You will also remember how fascinated I became with the melaleucas on Flinders Island. EllaDee mentioned that from the photos she “could see the potential for a textural approach.” Gradually that thought about using the photos as a reference, moved from the back of my mind to the front, and I started working on representations. This is one of the photos I used as inspiration


Mt Strzelecki National Park, Flinders Island (Photo copyright: Anne Lawson, 2015)

One of the early tapestries


(Photo copyright: Anne Lawson, 2015)

This is the latest in the series of about four tapestries. You can see how I am much more adventurous with the stitching, and how it helps me to create texture and depth. I think it makes a more vibrant and interesting work.

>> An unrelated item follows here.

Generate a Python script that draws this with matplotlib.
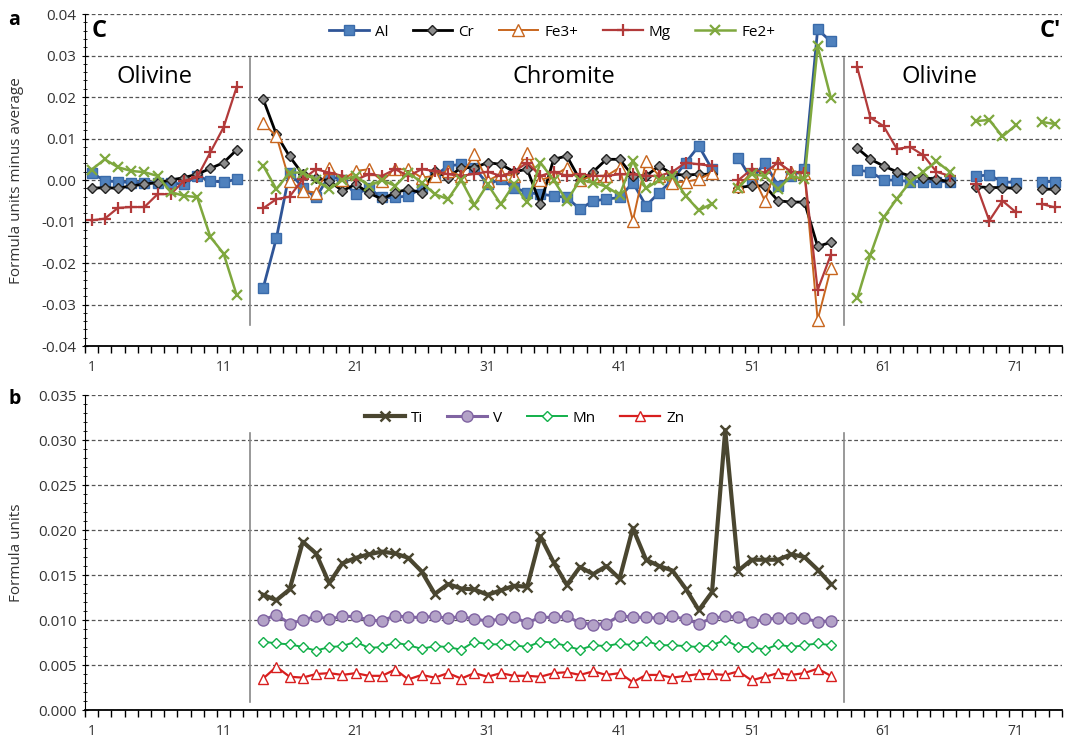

About a month ago I was trawling Pinterest and saw a weaving loom that I just had to buy. I followed the link to the Etsy shop of the Unusual Pear and bought a simple loom about A4 size.


My new loom from the Unusual Pear. The weaving is a sample that I used with kids from the holiday programme. (Photo copyright: Anne Lawson 2016)

I immediately knew how I was going to combine some weaving with the tapestry. It was the answer to that excellent creativity question “What if…..I created a rock with weaving and added that to a tapestry?” After a short practice I had a woven rock intended to be the massive rock face that was at the entrance to a valley in the national park. And I had a little feeling of creative excitement.

This is where I up to at the moment.


Tapestry, with woven rock, work in progress (Photo copyright: Anne Lawson 2016)

The white stuff are the threads for the weaving that I am binding into the back of the tapestry. It’s not quite how I envisaged it, and I think it is too tonally similar. Next time I will try for a lighter grey for the rock, and try to work more variation in it. It is very much a work in progress ~ I have to add the waterfall and the other side of the valley and the background, and I am gong to work into the rock some more. That said, I think the idea is an interesting one, and worth considering for other works.


Close up of the work in progress (Art work and photo copyright: Anne Lawson, 2016)

So something satisfying has emerged from the “holiday” I have been having lately.